Safaruddin menyatakan, penangkapan itu terasa aneh bagi dirinya, karena tidak ada surat pemberitahuan kepada pihak keluarga.
Menurutnya, sikap seperti itu akan melukai perasaan keluarga karena orang yang ditangkap memiliki istri dan anak, bahkan ada istrinya yang dalam keadaan hamil.

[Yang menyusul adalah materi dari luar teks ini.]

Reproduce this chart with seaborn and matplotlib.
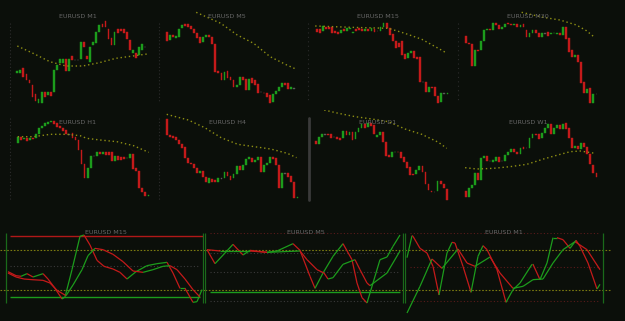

Baca: Enam Terduga Teroris Ditangkap di Aceh Utara dan Lhokseumawe
"Ini melukai perasaan orang yang sangat dalam. Ibu-ibu ini ada anaknya, ketika kehilangan suami bukan hal yang mudah. Kita hilang hewan ternak saja pusing kepala, ribut, marah, apalagi kehilangan suami yang menjadi tumpuan hidup," kata Safaruddin yang juga Ketua Tim Pengacara Muslim Aceh.
Safaruddin juga mengungkap dirinya juga dihubungi oleh mantan napi teroris (napiter) yang lain dan memberi tahu bahwa mereka yang ditangkap tidak ada hubungannya dengan jaringan teroris.
"Mereka menyampaikan bahwa suami mereka (perempuan bercadar) tidak ada hubungan dengan mereka (mantan napiter) dan mereka prihatin," katanya.
Ketua YARA ini menegaskan, dirinya sangat sepakat ditindak secara hukum bila mereka bersalah, tapi tidak boleh melanggar HAM.
"Paling tidak keluarganya diberi kenyamanan dulu, walaupun ada dugaan pelanggaran hukum, jadi tidak melukai perasaan orang lain. Kami mendukung pelanggaran hukum, tapi jangan melanggar hukum dan melanggar HAM," kata Safaruddin. (mas)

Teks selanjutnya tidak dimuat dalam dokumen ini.